Parts of the Flute

german flute on a music book
Hiob/Getty Images

The flute—often used in jazz and pop music, as well as more traditional pieces—has the highest voice in the woodwind family of instruments. The name might be a little confusing since not all flutes are made of wood, but the flute is designated as a woodwind instrument due to the way it produces sound.

The flute is also a very versatile musical instrument, it can play solo or be responsible for carrying the melody.

If you are thinking of taking up flute playing, learn about the three different parts of the flute and their specific functions.

Head Joint

This is the part of the flute that touches the mouth and has no keys. On the head joint, you will also find the tuning cork, which you can move to adjust the intonation of the flute.

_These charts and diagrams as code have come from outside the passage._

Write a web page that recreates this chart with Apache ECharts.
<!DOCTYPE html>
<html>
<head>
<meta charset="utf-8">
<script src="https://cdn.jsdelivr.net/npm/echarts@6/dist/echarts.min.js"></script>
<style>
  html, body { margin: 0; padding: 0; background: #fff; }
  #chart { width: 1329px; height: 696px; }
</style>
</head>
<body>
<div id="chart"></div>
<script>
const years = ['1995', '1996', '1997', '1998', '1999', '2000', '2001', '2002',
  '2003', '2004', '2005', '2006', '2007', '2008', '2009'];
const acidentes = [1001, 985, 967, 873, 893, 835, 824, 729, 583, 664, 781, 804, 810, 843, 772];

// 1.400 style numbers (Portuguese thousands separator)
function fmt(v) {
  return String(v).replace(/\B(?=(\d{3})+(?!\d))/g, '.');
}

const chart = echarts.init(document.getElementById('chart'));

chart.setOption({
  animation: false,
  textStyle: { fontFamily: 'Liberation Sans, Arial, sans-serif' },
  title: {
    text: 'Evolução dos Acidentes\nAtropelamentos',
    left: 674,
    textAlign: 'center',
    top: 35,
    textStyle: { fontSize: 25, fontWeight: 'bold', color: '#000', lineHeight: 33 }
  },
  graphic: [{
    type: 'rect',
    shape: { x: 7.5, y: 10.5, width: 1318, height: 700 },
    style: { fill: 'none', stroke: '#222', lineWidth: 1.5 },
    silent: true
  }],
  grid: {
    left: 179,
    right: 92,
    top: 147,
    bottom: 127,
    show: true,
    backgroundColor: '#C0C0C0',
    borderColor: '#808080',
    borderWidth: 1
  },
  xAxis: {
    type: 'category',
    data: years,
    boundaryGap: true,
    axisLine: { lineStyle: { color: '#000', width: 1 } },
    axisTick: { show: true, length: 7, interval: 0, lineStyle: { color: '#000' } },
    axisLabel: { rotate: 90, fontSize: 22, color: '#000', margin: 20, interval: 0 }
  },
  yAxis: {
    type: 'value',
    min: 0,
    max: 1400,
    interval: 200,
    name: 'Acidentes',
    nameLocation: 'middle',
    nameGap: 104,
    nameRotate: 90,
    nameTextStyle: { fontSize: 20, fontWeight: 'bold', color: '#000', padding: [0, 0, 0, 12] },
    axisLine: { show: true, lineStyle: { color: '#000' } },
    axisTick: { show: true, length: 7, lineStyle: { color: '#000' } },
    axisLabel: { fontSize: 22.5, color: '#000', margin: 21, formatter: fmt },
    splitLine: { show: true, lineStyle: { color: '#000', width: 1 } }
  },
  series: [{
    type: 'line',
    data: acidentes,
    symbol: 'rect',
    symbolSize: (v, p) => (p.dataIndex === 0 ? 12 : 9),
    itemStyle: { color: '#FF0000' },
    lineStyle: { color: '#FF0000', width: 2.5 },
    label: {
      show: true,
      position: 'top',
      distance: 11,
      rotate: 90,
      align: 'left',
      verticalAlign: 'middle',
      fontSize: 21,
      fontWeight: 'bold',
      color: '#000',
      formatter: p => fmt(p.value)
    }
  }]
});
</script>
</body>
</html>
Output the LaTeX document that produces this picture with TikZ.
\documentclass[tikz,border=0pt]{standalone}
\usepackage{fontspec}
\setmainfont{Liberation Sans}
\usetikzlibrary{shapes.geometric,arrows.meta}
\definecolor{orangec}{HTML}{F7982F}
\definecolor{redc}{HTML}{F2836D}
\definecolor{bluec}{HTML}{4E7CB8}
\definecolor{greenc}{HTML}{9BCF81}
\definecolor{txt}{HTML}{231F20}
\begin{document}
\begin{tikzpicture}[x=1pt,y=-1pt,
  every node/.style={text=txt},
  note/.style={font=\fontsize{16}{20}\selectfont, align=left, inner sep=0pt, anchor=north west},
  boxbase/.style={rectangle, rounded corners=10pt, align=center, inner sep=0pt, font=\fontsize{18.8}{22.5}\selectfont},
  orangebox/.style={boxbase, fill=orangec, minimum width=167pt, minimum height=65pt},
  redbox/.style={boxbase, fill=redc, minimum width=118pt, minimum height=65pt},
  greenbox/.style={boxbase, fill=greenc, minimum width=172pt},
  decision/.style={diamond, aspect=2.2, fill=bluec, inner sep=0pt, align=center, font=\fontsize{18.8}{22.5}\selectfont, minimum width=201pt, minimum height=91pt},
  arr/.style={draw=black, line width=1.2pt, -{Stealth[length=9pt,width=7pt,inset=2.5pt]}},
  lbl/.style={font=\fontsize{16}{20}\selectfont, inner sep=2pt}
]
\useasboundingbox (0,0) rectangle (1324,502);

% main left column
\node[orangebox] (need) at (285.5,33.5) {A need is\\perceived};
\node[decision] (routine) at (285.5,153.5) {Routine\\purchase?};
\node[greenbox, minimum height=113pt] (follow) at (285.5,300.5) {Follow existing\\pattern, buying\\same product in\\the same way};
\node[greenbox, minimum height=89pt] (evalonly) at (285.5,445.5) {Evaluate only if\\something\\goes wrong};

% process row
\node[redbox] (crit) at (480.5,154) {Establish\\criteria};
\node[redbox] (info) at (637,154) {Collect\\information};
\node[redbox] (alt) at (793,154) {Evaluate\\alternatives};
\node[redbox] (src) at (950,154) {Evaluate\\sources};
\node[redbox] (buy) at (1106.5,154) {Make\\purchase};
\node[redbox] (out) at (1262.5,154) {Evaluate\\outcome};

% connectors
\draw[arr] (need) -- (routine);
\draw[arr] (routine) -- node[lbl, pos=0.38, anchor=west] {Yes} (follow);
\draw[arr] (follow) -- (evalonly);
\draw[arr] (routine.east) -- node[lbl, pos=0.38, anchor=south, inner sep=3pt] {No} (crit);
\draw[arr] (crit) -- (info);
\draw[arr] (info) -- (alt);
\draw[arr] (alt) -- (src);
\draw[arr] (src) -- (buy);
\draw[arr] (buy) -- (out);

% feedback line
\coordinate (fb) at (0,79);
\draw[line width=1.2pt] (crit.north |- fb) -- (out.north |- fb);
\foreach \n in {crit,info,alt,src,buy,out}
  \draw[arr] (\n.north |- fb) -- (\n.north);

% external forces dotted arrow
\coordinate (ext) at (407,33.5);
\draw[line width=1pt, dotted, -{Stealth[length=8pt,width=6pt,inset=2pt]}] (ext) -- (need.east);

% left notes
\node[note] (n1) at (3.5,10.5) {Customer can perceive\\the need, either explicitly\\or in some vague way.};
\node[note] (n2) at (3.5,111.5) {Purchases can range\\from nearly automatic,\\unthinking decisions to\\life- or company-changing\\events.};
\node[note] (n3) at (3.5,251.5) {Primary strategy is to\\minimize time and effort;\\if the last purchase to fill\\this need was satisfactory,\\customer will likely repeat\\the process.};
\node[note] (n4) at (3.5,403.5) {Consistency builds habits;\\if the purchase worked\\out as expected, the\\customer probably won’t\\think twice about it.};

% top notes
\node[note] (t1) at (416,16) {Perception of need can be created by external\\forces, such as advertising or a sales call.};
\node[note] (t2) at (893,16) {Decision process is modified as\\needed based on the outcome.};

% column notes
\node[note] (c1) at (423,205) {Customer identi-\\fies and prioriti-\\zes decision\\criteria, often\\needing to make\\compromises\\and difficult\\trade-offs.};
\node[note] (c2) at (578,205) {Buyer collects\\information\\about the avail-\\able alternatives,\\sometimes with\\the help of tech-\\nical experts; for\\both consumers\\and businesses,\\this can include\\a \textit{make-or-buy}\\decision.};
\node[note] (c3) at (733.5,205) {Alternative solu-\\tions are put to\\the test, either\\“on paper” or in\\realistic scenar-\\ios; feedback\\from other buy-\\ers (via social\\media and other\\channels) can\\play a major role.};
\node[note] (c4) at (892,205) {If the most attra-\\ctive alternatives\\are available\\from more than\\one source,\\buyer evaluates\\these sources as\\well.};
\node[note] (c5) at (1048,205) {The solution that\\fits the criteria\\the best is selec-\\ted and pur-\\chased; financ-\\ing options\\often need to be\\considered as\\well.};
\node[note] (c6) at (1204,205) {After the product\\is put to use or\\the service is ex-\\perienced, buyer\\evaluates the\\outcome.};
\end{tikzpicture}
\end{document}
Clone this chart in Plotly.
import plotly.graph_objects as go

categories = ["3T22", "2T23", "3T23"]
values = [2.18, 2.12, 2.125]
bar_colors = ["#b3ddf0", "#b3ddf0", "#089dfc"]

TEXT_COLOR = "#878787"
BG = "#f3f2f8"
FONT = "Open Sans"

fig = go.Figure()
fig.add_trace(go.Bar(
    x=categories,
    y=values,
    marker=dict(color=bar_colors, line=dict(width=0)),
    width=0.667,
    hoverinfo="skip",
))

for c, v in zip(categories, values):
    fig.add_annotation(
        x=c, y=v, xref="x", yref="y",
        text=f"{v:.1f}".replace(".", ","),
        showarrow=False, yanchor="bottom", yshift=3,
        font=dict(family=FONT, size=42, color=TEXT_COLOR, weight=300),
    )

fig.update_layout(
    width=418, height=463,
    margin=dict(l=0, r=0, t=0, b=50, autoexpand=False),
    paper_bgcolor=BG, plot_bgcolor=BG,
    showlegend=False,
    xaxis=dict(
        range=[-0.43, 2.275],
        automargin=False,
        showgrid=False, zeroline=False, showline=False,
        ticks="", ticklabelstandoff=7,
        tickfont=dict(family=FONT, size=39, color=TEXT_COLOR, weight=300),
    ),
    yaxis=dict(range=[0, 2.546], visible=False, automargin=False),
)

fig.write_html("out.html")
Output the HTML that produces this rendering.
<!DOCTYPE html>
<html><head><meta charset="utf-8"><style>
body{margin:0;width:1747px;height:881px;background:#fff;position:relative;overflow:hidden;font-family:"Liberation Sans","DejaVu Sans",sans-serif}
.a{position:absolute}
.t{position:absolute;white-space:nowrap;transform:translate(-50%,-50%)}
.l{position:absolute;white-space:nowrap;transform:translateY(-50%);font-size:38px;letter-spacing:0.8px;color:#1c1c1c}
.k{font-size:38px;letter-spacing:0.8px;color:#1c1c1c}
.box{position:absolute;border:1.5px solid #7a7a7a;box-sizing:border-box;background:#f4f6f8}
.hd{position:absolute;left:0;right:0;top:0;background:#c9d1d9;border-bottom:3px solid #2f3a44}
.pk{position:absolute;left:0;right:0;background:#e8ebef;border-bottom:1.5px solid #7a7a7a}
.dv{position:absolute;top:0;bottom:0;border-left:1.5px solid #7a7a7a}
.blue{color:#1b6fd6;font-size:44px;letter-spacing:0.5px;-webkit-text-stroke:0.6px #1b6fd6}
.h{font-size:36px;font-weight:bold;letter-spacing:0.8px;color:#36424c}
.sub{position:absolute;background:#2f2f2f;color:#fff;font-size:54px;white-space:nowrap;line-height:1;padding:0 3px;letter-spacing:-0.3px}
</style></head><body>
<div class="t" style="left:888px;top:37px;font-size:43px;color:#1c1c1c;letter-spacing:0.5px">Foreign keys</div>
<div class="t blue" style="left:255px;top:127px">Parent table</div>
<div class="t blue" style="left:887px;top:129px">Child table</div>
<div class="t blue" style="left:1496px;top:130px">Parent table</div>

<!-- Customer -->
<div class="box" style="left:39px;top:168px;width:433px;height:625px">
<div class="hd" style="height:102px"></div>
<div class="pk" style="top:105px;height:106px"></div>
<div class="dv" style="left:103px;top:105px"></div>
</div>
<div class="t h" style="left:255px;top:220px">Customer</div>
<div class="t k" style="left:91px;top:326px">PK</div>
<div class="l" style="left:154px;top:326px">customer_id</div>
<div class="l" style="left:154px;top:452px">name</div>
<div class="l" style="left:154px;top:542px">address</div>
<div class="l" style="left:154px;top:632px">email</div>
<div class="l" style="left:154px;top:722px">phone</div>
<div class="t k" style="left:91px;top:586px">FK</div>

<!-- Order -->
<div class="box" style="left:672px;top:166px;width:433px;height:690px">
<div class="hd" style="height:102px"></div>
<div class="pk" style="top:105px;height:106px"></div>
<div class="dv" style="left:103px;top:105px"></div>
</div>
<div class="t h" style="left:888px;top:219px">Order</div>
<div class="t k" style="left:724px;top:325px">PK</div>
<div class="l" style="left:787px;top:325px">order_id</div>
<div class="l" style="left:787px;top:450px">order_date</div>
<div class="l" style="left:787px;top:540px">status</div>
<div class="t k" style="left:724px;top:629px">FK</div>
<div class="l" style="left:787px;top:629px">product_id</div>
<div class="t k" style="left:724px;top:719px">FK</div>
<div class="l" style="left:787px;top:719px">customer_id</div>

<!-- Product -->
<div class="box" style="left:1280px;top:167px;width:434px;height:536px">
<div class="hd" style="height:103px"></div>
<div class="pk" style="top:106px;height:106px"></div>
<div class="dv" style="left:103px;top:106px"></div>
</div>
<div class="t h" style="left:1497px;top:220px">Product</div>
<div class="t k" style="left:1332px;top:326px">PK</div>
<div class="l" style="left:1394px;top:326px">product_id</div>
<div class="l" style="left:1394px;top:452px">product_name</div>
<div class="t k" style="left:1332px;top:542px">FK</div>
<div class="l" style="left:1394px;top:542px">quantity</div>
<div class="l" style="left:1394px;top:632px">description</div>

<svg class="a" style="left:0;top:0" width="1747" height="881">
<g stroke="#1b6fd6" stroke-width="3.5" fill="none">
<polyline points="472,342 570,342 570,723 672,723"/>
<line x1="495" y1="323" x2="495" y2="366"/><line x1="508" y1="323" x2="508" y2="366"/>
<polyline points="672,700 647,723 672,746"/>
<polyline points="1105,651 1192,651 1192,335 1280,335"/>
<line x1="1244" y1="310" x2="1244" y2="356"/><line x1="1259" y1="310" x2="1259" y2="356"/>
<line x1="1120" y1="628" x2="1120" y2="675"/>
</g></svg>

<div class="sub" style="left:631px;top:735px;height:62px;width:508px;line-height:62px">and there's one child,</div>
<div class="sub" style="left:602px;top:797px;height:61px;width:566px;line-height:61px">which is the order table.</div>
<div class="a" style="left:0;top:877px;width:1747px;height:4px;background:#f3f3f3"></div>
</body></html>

The lip-plate, also called the embouchure plate, is likewise found on the head joint. The lip plate is where the musician rests his lower lip in order to play the flute. A curved lip-plate is easier to blow than a straight lip-plate.

The blowhole, also known as the mouth hole, is likewise located on the head joint. The blowhole is where the musician blows air into in order to produce sound. It can either be oval shaped or a rounded rectangle. A larger mouth hole favors low notes while a small mouth hole favors high notes.

Body Joint

This is the largest part of the flute. The body joint connects the head and foot joint and contains most of the keys.

The keys are pressed in order to produce a certain pitch. It is important that the keypads and springs are in good condition to produce the proper quality of sound.

Aside from the keys, on the body joint you will also find the tuning slide and tenons. These are used primarily to tune the flute.

Foot Joint

This is the shortest part of the flute. It also contains a few keys. The foot joint has a rod, which must be aligned with the center of the keys in the body of the flute.